A 70-page detailed reason issued here on Monday explained why eight judges constituting the majority of the 13-judge Supreme Court decided in favour of the Pakistan Tehreek-i-Insaf (PTI) to settle the thorny issue of reserved seats.

Authored by senior puisne judge Justice Syed Mansoor Ali Shah, the judgement categorised into multiple sub-headings emphasised that the PTI was before the bench with an application for impleadment as a party in the case.

“The procedural formality of first accepting PTI’s application and then granting it the relief does not carry much weight where the apex court’s concern is the protection of the right of vote of the electorate guaranteed under Articles 17(2) and 19 of the Constitution, more than the right of any political party — whether it be Sunni Ittehad Council (SIC) or PTI or any other party,” the judgement contended.

Where the rights of people are involved the proper place of procedure in any system of administration of justice is to help and not thwart the grant to the people of their rights, Justice Shah emphasised. He said the case in hand regarding the reserved seats was not an ordinary civil case but a case of the highest order where democracy — a salient feature of the Constitution — and the fundamental right of the people to choose their representatives for the legislative and executive organs of the state was to be protected.

The detailed reasons explained that the constitutional power of the Supreme Court under Article 187(1) was to do complete justice when there was no specific provision of law that covered the matter.

The judgement also had some flak reserved for the Election Commission of Pakistan (ECP) when it said the body failed to fulfil its constitutional role in the Feb 8 elections.

Being the ‘constitutional electoral management body’, the commission is not merely an administrative entity but a fundamental “guarantor institution” of democratic processes, with a constitutional status akin to a “fourth branch of government”.

ECP receives flak

It said the ECP was tasked with ensuring the transparency and fairness of elections to maintain public trust in the electoral system, but it, unfortunately, participated as the primary contesting party against the SIC and the PTI.

This function of organising the elections, as held by the Supreme Court in the 2022 Aam Log Itehad case, was primarily executive and not judicial or quasi-judicial, though the commission also performed some quasi-judicial functions, it said.

The function performed in the present case was quasi-judicial, the judgement explained. A body performing its quasi-judicial function in a matter between two rivals cannot be treated as an aggrieved person if its decision is set aside or modified by a higher forum or by a court of competent jurisdiction, Justice Shah observed.

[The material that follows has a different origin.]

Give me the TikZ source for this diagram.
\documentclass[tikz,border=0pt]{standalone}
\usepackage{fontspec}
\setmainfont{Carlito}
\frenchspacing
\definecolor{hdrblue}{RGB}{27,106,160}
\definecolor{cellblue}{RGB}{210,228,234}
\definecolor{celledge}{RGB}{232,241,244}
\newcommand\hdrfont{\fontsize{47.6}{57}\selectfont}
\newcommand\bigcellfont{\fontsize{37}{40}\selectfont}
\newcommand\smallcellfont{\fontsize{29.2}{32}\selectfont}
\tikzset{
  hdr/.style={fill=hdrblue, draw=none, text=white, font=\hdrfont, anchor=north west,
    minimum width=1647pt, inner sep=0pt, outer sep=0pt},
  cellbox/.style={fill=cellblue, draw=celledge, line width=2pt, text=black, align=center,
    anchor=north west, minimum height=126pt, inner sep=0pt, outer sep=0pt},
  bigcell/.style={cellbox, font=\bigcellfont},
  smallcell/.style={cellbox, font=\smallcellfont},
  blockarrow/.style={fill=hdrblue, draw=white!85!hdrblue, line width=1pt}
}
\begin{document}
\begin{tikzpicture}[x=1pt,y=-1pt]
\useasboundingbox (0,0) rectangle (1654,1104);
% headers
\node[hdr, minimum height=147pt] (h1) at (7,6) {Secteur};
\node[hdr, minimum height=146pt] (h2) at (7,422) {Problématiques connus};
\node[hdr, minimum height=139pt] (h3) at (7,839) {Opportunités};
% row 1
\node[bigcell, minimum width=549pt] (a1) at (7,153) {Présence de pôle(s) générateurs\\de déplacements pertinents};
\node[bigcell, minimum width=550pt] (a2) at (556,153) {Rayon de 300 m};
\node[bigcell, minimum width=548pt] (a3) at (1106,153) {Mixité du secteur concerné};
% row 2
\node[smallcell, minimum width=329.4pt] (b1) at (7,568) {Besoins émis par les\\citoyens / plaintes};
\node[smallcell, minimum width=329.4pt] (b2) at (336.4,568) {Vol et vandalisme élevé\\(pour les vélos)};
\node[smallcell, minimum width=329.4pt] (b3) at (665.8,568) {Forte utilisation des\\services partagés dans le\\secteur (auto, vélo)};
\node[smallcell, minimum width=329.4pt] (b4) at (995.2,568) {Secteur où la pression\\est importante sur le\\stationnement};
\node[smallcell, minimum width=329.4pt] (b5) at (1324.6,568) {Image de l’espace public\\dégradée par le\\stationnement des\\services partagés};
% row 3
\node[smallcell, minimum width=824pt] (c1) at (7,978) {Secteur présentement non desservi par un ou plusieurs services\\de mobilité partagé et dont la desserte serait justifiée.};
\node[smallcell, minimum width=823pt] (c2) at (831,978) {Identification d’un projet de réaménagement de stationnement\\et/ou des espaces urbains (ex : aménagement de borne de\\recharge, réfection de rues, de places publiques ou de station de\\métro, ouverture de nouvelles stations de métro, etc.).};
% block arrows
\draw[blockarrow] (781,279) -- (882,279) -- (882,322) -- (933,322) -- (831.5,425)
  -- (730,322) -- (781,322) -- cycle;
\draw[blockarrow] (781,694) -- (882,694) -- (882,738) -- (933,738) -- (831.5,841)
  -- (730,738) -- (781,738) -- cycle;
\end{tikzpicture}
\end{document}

Such a body, therefore, does not have locus standi to challenge the decision of higher forum or court. Nor can such a body contest an appeal filed against its quasi-judicial decision by one of the rival parties as a primary contesting party.

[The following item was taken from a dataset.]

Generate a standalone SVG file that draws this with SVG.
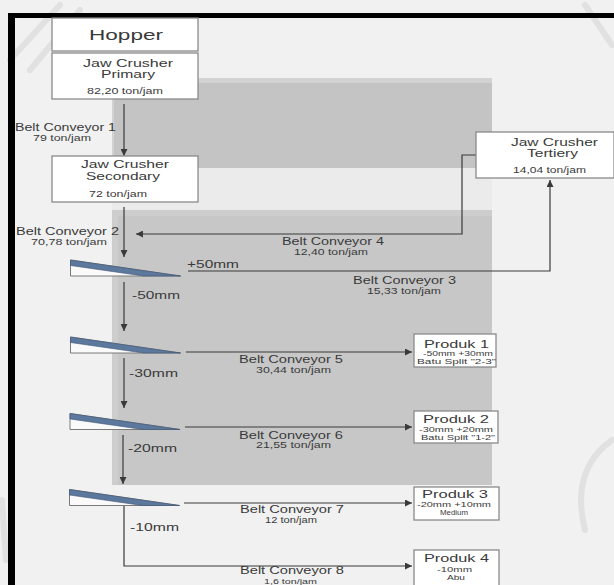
<svg xmlns="http://www.w3.org/2000/svg" width="614" height="585" viewBox="0 0 614 585">
<defs>
<style>
text{font-family:"Liberation Sans",Arial,sans-serif;fill:#3a3a3a;}
.box{fill:#fff;stroke:#8a8a8a;stroke-width:1.3;}
.ln{fill:none;stroke:#3a3a3a;stroke-width:1.2;}
.t1{font-size:15.5px;}
.t2{font-size:11.5px;}
.t3{font-size:8.5px;}
.t4{font-size:10px;}
.t5{font-size:10.5px;}
.t6{font-size:11px;}
.t7{font-size:8px;}
.deco{fill:none;stroke:#c4c4c4;stroke-width:6;stroke-linecap:round;opacity:0.35;}
</style>
<marker id="ah" viewBox="0 0 10 10" refX="10" refY="5" markerWidth="7" markerHeight="7" markerUnits="userSpaceOnUse" orient="auto">
<path d="M0,0 L10,5 L0,10 z" fill="#3a3a3a"/>
</marker>
<g id="screen">
<polygon points="0,0 110,16 0,16" fill="#fafafa" stroke="#7a7a7a" stroke-width="1"/>
<polygon points="0,0 110,16 73,16 0,5.5" fill="#5c789c" stroke="#3e5576" stroke-width="0.6"/>
</g>
</defs>
<!-- background -->
<rect x="0" y="0" width="614" height="585" fill="#f1f1f1"/>
<path class="deco" d="M10,60 L60,5 M30,70 L80,10"/>
<path class="deco" d="M585,5 L612,45"/>
<path class="deco" d="M612,440 Q570,470 585,530"/>
<path class="deco" d="M2,500 L6,560"/>
<rect x="112" y="78" width="380" height="90" fill="#d2d2d2"/>
<rect x="114" y="83" width="378" height="85" fill="#c4c4c4"/>
<rect x="112" y="168" width="380" height="42" fill="#ebebeb"/>
<rect x="112" y="210" width="380" height="275" fill="#cdcdcd"/>
<rect x="118" y="216" width="374" height="269" fill="#c7c7c7"/>
<!-- frame -->
<rect x="8" y="13" width="606" height="5" fill="#000"/>
<rect x="8" y="13" width="7" height="572" fill="#000"/>

<!-- connectors -->
<g id="connectors">
<line class="ln" x1="124" y1="104" x2="124" y2="156" marker-end="url(#ah)"/>
<line class="ln" x1="124" y1="207" x2="124" y2="257" marker-end="url(#ah)"/>
<polyline class="ln" points="476,155 462,155 462,234 136,234" marker-end="url(#ah)"/>
<polyline class="ln" points="188,271 550,271 550,180" marker-end="url(#ah)"/>
<line class="ln" x1="124" y1="282" x2="124" y2="331" marker-end="url(#ah)"/>
<line class="ln" x1="186" y1="352" x2="412" y2="352" marker-end="url(#ah)"/>
<line class="ln" x1="124" y1="358" x2="124" y2="408" marker-end="url(#ah)"/>
<line class="ln" x1="185" y1="427" x2="412" y2="427" marker-end="url(#ah)"/>
<line class="ln" x1="123" y1="435" x2="123" y2="484" marker-end="url(#ah)"/>
<line class="ln" x1="184" y1="503" x2="412" y2="503" marker-end="url(#ah)"/>
<polyline class="ln" points="124,505 124,566 412,566" marker-end="url(#ah)"/>
<text class="t4" x="15" y="131" textLength="101" lengthAdjust="spacingAndGlyphs">Belt Conveyor 1</text>
<text class="t3" x="33" y="141" textLength="58" lengthAdjust="spacingAndGlyphs">79 ton/jam</text>
<text class="t4" x="16" y="235" textLength="103" lengthAdjust="spacingAndGlyphs">Belt Conveyor 2</text>
<text class="t3" x="31" y="245" textLength="76" lengthAdjust="spacingAndGlyphs">70,78 ton/jam</text>
<text class="t4" x="282" y="245" textLength="102" lengthAdjust="spacingAndGlyphs">Belt Conveyor 4</text>
<text class="t3" x="294" y="255" textLength="74" lengthAdjust="spacingAndGlyphs">12,40 ton/jam</text>
<text class="t5" x="187" y="268" textLength="52" lengthAdjust="spacingAndGlyphs">+50mm</text>
<text class="t4" x="353" y="284" textLength="103" lengthAdjust="spacingAndGlyphs">Belt Conveyor 3</text>
<text class="t3" x="367" y="294" textLength="74" lengthAdjust="spacingAndGlyphs">15,33 ton/jam</text>
<text class="t5" x="132" y="299" textLength="48" lengthAdjust="spacingAndGlyphs">-50mm</text>
<text class="t4" x="239" y="363" textLength="104" lengthAdjust="spacingAndGlyphs">Belt Conveyor 5</text>
<text class="t3" x="256" y="373" textLength="75" lengthAdjust="spacingAndGlyphs">30,44 ton/jam</text>
<text class="t5" x="129" y="377" textLength="49" lengthAdjust="spacingAndGlyphs">-30mm</text>
<text class="t4" x="239" y="439" textLength="104" lengthAdjust="spacingAndGlyphs">Belt Conveyor 6</text>
<text class="t3" x="256" y="448" textLength="75" lengthAdjust="spacingAndGlyphs">21,55 ton/jam</text>
<text class="t5" x="128" y="452" textLength="49" lengthAdjust="spacingAndGlyphs">-20mm</text>
<text class="t4" x="240" y="513" textLength="104" lengthAdjust="spacingAndGlyphs">Belt Conveyor 7</text>
<text class="t3" x="265" y="523" textLength="52" lengthAdjust="spacingAndGlyphs">12 ton/jam</text>
<text class="t5" x="130" y="531" textLength="49" lengthAdjust="spacingAndGlyphs">-10mm</text>
<text class="t4" x="240" y="574" textLength="104" lengthAdjust="spacingAndGlyphs">Belt Conveyor 8</text>
<text class="t7" x="264" y="584" textLength="53" lengthAdjust="spacingAndGlyphs">1,6 ton/jam</text>
</g>

<!-- nodes -->
<g id="hopper">
<rect class="box" x="52" y="18" width="146" height="33"/>
<text class="t1" x="89" y="40" textLength="74" lengthAdjust="spacingAndGlyphs">Hopper</text>
</g>
<g id="jaw-primary">
<rect class="box" x="52" y="53" width="146" height="46"/>
<text class="t2" x="83" y="67" textLength="90" lengthAdjust="spacingAndGlyphs">Jaw Crusher</text>
<text class="t2" x="101" y="78" textLength="54" lengthAdjust="spacingAndGlyphs">Primary</text>
<text class="t3" x="87" y="94" textLength="76" lengthAdjust="spacingAndGlyphs">82,20 ton/jam</text>
</g>
<g id="jaw-secondary">
<rect class="box" x="52" y="156" width="146" height="46"/>
<text class="t2" x="81" y="168" textLength="88" lengthAdjust="spacingAndGlyphs">Jaw Crusher</text>
<text class="t2" x="86" y="180" textLength="74" lengthAdjust="spacingAndGlyphs">Secondary</text>
<text class="t3" x="89" y="197" textLength="58" lengthAdjust="spacingAndGlyphs">72 ton/jam</text>
</g>
<g id="jaw-tertiery">
<rect class="box" x="476" y="132" width="138" height="46"/>
<text class="t2" x="511" y="146" textLength="87" lengthAdjust="spacingAndGlyphs">Jaw Crusher</text>
<text class="t2" x="527" y="157" textLength="51" lengthAdjust="spacingAndGlyphs">Tertiery</text>
<text class="t3" x="513" y="173" textLength="73" lengthAdjust="spacingAndGlyphs">14,04 ton/jam</text>
</g>
<g id="screen1"><use href="#screen" x="70.5" y="260"/></g>
<g id="screen2"><use href="#screen" x="70.5" y="337"/></g>
<g id="screen3"><use href="#screen" x="70" y="413.5"/></g>
<g id="screen4"><use href="#screen" x="69.5" y="489.5"/></g>
<g id="produk1">
<rect class="box" x="414" y="334" width="82" height="33"/>
<text class="t6" x="424" y="348" textLength="65" lengthAdjust="spacingAndGlyphs">Produk 1</text>
<text class="t7" x="423" y="356" textLength="70" lengthAdjust="spacingAndGlyphs">-50mm +30mm</text>
<text class="t7" x="417" y="364" textLength="79" lengthAdjust="spacingAndGlyphs">Batu Split "2-3"</text>
</g>
<g id="produk2">
<rect class="box" x="414" y="411" width="84" height="32"/>
<text class="t6" x="423" y="423" textLength="66" lengthAdjust="spacingAndGlyphs">Produk 2</text>
<text class="t7" x="419" y="432" textLength="74" lengthAdjust="spacingAndGlyphs">-30mm +20mm</text>
<text class="t7" x="421" y="440" textLength="74" lengthAdjust="spacingAndGlyphs">Batu Split "1-2"</text>
</g>
<g id="produk3">
<rect class="box" x="414" y="487" width="85" height="33"/>
<text class="t6" x="422" y="498" textLength="66" lengthAdjust="spacingAndGlyphs">Produk 3</text>
<text class="t7" x="417" y="507" textLength="74" lengthAdjust="spacingAndGlyphs">-20mm +10mm</text>
<text class="t7" x="440" y="515" textLength="28" lengthAdjust="spacingAndGlyphs">Medium</text>
</g>
<g id="produk4">
<rect class="box" x="414" y="550" width="85" height="40"/>
<text class="t6" x="424" y="562" textLength="65" lengthAdjust="spacingAndGlyphs">Produk 4</text>
<text class="t7" x="437" y="572" textLength="35" lengthAdjust="spacingAndGlyphs">-10mm</text>
<text class="t7" x="447" y="580" textLength="18" lengthAdjust="spacingAndGlyphs">Abu</text>
</g>
</svg>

In the present case, the commission was a proper party to assist the court in settling all the questions involved in the case, it said, adding that the ECP should not have acted as a primary contesting party. The verdict said the PTI, its candidates and the electorate should not be made to suffer or be prejudiced by the unlawful acts or omissions of public functionaries, namely the returning officers (ROs) and the ECP.

Given that members have been deprived of their constitutional right to proportional representation in the reserved seats due to unlawful acts and omissions, the members are entitled, by virtue of an obligation to be restored to that right and placed, insofar as possible, in the same position they would have been if such unlawful acts and omissions had not occurred.

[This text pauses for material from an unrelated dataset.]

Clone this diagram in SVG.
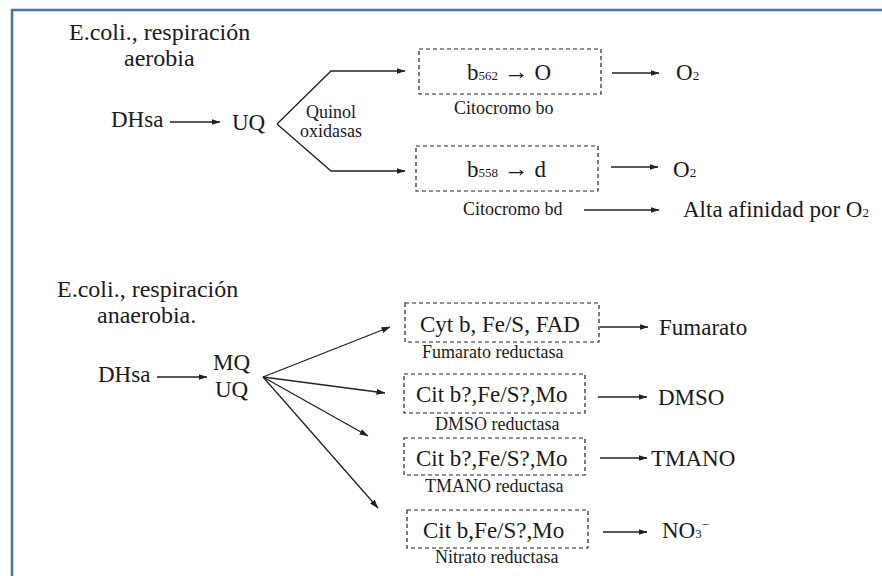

The judgement also explained that the Sept 14 clarification order in which eight judges had rebuked ECP for not implementing its July 12 judgement in the reserved seats case should also be read as part of this judgement.

Referring to the March 14 Peshawar High Court (PHC) denial of reserved women and minority seats to SIC, the Supreme Court held that the ambit and scope of the high court under Article 199 was not as wide as of the Supreme Court under Article 187 of the Constitution.

Nor do the high courts possess general constitutional power which ECP has under Article 218(3) to ensure that elections are conducted honestly, justly and fairly, the judgement said.

Therefore, without PTI’s petition, the high court could not have passed an order like the one we have, or the one that the commission could have passed, for doing complete justice and ensuring that the election was conducted honestly, justly and fairly.

However, what PHC could have done, but failed to do, in the present case is to remand the matter to ECP with a direction to do what the commission was required to do under Article 218(3) of the Constitution, read with Section 4 and 8 of the Elections Act, the judgement said.

“We are completely at a loss to understand the logic, other than the constraint of the circumstances, as to why a candidate of a national-level political party (PTI), which had once formed the federal and two provincial governments, would supersede his candidature of that party (PTI) with a party (PTI-Nazriati) whose name had not even been heard by most of the electorate, or why he would leave the candidature of PTI and become an independent candidate, by his own free will,” the judgement said.

In his separate note, Justice Yahya Afridi said the ECP should revisit its notification of returned candidates, keeping in view that a returned candidate, who declared himself to represent a political party and submitted the certificate of that political party and hasn’t withdrawn the declaration, has to be declared a returned candidate representing the said political party and not otherwise. The needful be done within seven days if not earlier, Justice Afridi said.